Un rêve de 4 000 kilomètres d’énergie verte
Au départ, la fresque semblait taillée pour les superlatifs. Quatre câbles HVDC de près de 4 000 kilomètres de long, un investissement annoncé de 25 milliards de livres sterling, et la promesse de verdir jusqu’à huit pour cent de la consommation électrique britannique à l’horizon 2030. Aux confins du désert de Guelmim-Oued Noun, le consortium Xlinks ambitionnait d’exploiter 10,5 GW de solaire et d’éolien marocains pour les convertir en 3,6 GW d’énergie de base livrée en Cornouailles. Par sa portée, le projet illustrait le passage d’une transition énergétique centrée sur le domestique à une logique d’interdépendance intercontinentale.
Londres ferme le robinet des garanties publiques
Le 26 juin, le ministre britannique de l’Énergie, Michael Shanks, a prononcé la sentence devant la Chambre des communes. « Les risques de livraison et de sécurité d’approvisionnement demeurent trop élevés », a-t-il déclaré, ajoutant que l’initiative n’était « plus alignée sur notre stratégie de production locale » (Reuters). La décision met fin à la perspective d’un contrat d’achat à prix fixe sur vingt-cinq ans, levier indispensable pour drainer la dette longue exigée par les investisseurs. Plus de 100 millions de livres, apportés notamment par TotalEnergies et Africa Finance Corporation, se retrouvent ainsi exposés sans filet public.
Un coup d’arrêt, pas le glas selon Xlinks
Face à ce revers, Dave Lewis, président de Xlinks, s’est dit « amèrement déçu », tout en affirmant que « l’appétit des marchés pour financer la phase de construction reste supérieur à nos besoins » (Financial Times). La société dispose déjà de permis environnementaux et visait un début des travaux en 2027. Restent pourtant les interrogations sur le montage financier : sans garantie souveraine britannique, les coûts de capitaux grimperaient de plusieurs points, compliquant la promesse d’un tarif compétitif pour les ménages d’outre-Manche.
Enjeux géopolitiques des câbles sous-marins
L’épisode rappelle combien les infrastructures d’interconnexion électrique sont devenues des objets géopolitiques. Outre les considérations climatiques, la sécurité des câbles – exposés tant aux aléas sismiques qu’aux tensions maritimes – nourrit la prudence des gouvernements. La récente coupure accidentelle du câble « SeaMeWe-5 » en mer Rouge a ravivé ces craintes. Dans ce contexte, le retrait de Londres s’interprète aussi comme un signal envoyé à l’Union européenne, engagée dans ses propres négociations d’importation d’électricité verte depuis l’Afrique du Nord.

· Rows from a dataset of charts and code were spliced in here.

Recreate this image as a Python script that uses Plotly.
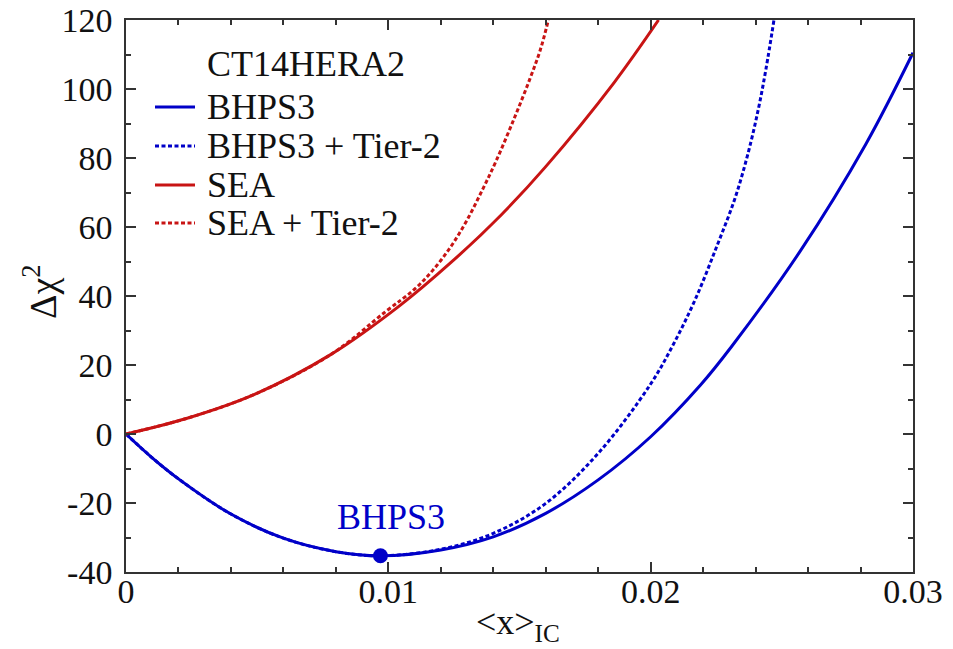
import plotly.graph_objects as go

# ---- data ----
bhps3_x = [0, 0.001, 0.002, 0.004, 0.006, 0.008, 0.0097, 0.012, 0.014, 0.016, 0.018,
           0.020, 0.0219, 0.0231, 0.0257, 0.0282, 0.0300]
bhps3_y = [0, -6.9, -13, -23.2, -30.2, -34.1, -35.3, -33.6, -29.8, -23, -13.3,
           -0.8, 14.2, 25.5, 53, 84, 110.5]

bhps3_t2_x = [0, 0.001, 0.002, 0.004, 0.006, 0.008, 0.0097, 0.012, 0.014, 0.016, 0.018,
              0.020, 0.0209, 0.0217, 0.0225, 0.0232, 0.0237, 0.0241, 0.0244, 0.0247]
bhps3_t2_y = [0, -6.9, -13, -23.2, -30.2, -34.1, -35.3, -33.4, -28.8, -20.1, -5.6,
              14.5, 26.5, 39, 54, 68, 81, 94, 106, 120]

sea_x = [0, 0.0023, 0.0049, 0.0078, 0.0104, 0.0124, 0.0143, 0.0160, 0.0186, 0.0203]
sea_y = [0, 4.5, 11.5, 23, 37, 49.8, 63.5, 77.5, 101.8, 120]

sea_t2_x = [0, 0.0023, 0.0049, 0.0078, 0.0099, 0.0110, 0.0117, 0.0124, 0.0130, 0.0136,
            0.0141, 0.0148, 0.0154, 0.0158, 0.0161]
sea_t2_y = [0, 4.5, 11.5, 23, 35.5, 42, 47.5, 54.5, 62, 71, 79, 91.5, 103, 111.5, 120]

min_x = [0.0097]
min_y = [-35.3]

x_tickvals = [0, 0.01, 0.02, 0.03]
x_ticktext = ["0", "0.01", "0.02", "0.03"]
y_tickvals = [-40, -20, 0, 20, 40, 60, 80, 100, 120]
y_ticktext = ["-40", "-20", "0", "20", "40", "60", "80", "100", "120"]

series_names = ["BHPS3", "BHPS3 + Tier-2", "SEA", "SEA + Tier-2"]

BLUE = "#0000C8"
RED = "#C81414"
FONT = "Liberation Serif, Times New Roman, DejaVu Serif, serif"
FS_TICK = 34
FS_TEXT = 36
DASH = "4px,2.5px"
SM = 1.0

fig = go.Figure()
fig.add_trace(go.Scatter(x=bhps3_x, y=bhps3_y, mode="lines", name=series_names[0],
                         line=dict(color=BLUE, width=3, shape="spline", smoothing=SM)))
fig.add_trace(go.Scatter(x=bhps3_t2_x, y=bhps3_t2_y, mode="lines", name=series_names[1],
                         line=dict(color=BLUE, width=3, dash=DASH, shape="spline", smoothing=SM)))
fig.add_trace(go.Scatter(x=sea_x, y=sea_y, mode="lines", name=series_names[2],
                         line=dict(color=RED, width=3, shape="spline", smoothing=SM)))
fig.add_trace(go.Scatter(x=sea_t2_x, y=sea_t2_y, mode="lines", name=series_names[3],
                         line=dict(color=RED, width=3, dash=DASH, shape="spline", smoothing=SM)))
fig.add_trace(go.Scatter(x=min_x, y=min_y, mode="markers", name="min",
                         marker=dict(color=BLUE, size=15), cliponaxis=False))

W, H = 953, 649
L, R, T, B = 126, 40, 20, 77
pw, ph = W - L - R, H - T - B


def px2x(px):
    return (px - L) / pw


def py2y(py):
    return (T + ph - py) / ph


axis_common = dict(
    showgrid=False, zeroline=False, showline=True, linecolor="#333333", linewidth=1.5,
    mirror="ticks", ticks="inside", ticklen=10, tickwidth=1.5, tickcolor="#333333",
    tickfont=dict(family=FONT, size=FS_TICK, color="#111111"),
)

fig.update_layout(
    width=W, height=H,
    margin=dict(l=L, r=R, t=T, b=B, autoexpand=False),
    paper_bgcolor="white", plot_bgcolor="white",
    showlegend=False,
    xaxis=dict(range=[0, 0.03], tickvals=x_tickvals, ticktext=x_ticktext,
               minor=dict(dtick=0.002, ticks="inside", ticklen=5, tickwidth=1.5, tickcolor="#333333"),
               ticklabelstandoff=-12, **axis_common),
    yaxis=dict(range=[-40, 120], tickvals=y_tickvals, ticktext=y_ticktext,
               minor=dict(dtick=10, ticks="inside", ticklen=5, tickwidth=1.5, tickcolor="#333333"),
               ticklabelstandoff=5, **axis_common),
)

annotations = [
    dict(text="Δχ<sup>2</sup>", x=px2x(40), y=py2y(292), xref="paper", yref="paper",
         xanchor="center", yanchor="middle",
         textangle=-90, showarrow=False, font=dict(family=FONT, size=38, color="#111111")),
    dict(text="&lt;x&gt;<sub>IC</sub>", x=px2x(518), y=py2y(624), xref="paper", yref="paper",
         xanchor="center", yanchor="middle",
         showarrow=False, font=dict(family=FONT, size=FS_TEXT, color="#111111")),
    dict(text="BHPS3", x=0.0101, y=-24, xref="x", yref="y", showarrow=False,
         xanchor="center", yanchor="middle",
         font=dict(family=FONT, size=FS_TEXT, color=BLUE)),
    dict(text="CT14HERA2", x=px2x(205), y=py2y(64), xref="paper", yref="paper",
         xanchor="left", yanchor="middle",
         showarrow=False, font=dict(family=FONT, size=FS_TEXT, color="#111111")),
]

rows_py = [107, 146, 185, 223]
styles = [(BLUE, "solid"), (BLUE, DASH), (RED, "solid"), (RED, DASH)]
shapes = []
for name, rp, (col, dsh) in zip(series_names, rows_py, styles):
    shapes.append(dict(type="line", xref="paper", yref="paper",
                       x0=px2x(155), x1=px2x(195), y0=py2y(rp), y1=py2y(rp),
                       line=dict(color=col, width=3, dash=dsh)))
    annotations.append(dict(text=name, x=px2x(205), y=py2y(rp), xref="paper", yref="paper",
                            xanchor="left", yanchor="middle", showarrow=False,
                            font=dict(family=FONT, size=FS_TEXT, color="#111111")))

fig.update_layout(annotations=annotations, shapes=shapes)

# remove the browser's default 8px body margin so the figure fills the window exactly
fig.write_html("out.html",
               config={"displayModeBar": False},
               post_script="document.body.style.margin='0';document.body.style.overflow='hidden';")
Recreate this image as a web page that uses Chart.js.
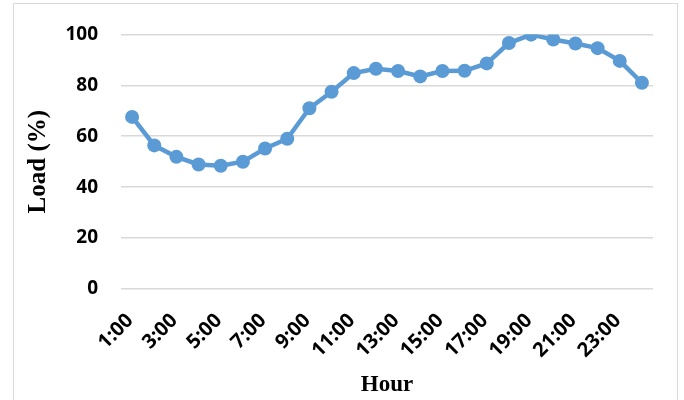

Leçons pour les ambitions électriques africaines
Au-delà du choc médiatique, l’affaire Xlinks offre un miroir aux pays africains qui souhaitent valoriser leur excédent renouvelable. Elle rappelle qu’un mégaprojet n’est viable que si l’acheteur final sécurise durablement la demande, si la gouvernance contractuelle rassure les capital-markets et si la dimension sociale locale est intégrée dès la conception. Pour les acteurs congolais désireux d’exporter l’hydroélectricité du plateau des Cataractes ou de la Cuvette, la discipline financière et la clarté réglementaire apparaissent donc comme des prérequis incontournables.
Vers une diplomatie énergétique plus inclusive
Pour le Royaume-Uni, la rupture s’inscrit dans un virage vers la relance nucléaire domestique et l’éolien off-shore, destinés à garantir l’autonomie stratégique. Le Maroc, de son côté, réaffirme son objectif de 52 % d’électricité renouvelable d’ici 2030 et pourrait se tourner vers l’Espagne ou le marché continental pour écouler ses surplus. Entre les deux rives, l’épisode inaugure peut-être une ère où les partenariats énergétiques se négocieront moins sur la promesse de méga-câbles héroïques que sur des logiques de réseaux régionaux, plus modulaires et plus résilients.
Regards d’avenir
Si le câble marocain vers la Grande-Bretagne se trouve provisoirement à l’arrêt, il ne signe pas la fin des interconnexions Sud-Nord. Il ouvre plutôt un cycle de maturation où la finance, la gouvernance et la technologie devront converger pour que les electron-routes transcontinentales deviennent une réalité sûre et équitable. Au cœur de cette dynamique, l’Afrique centrale, riche de ses fleuves et de son soleil, dispose d’atouts considérables, à condition d’attirer les capitaux par une stabilité politique et réglementaire renforcée.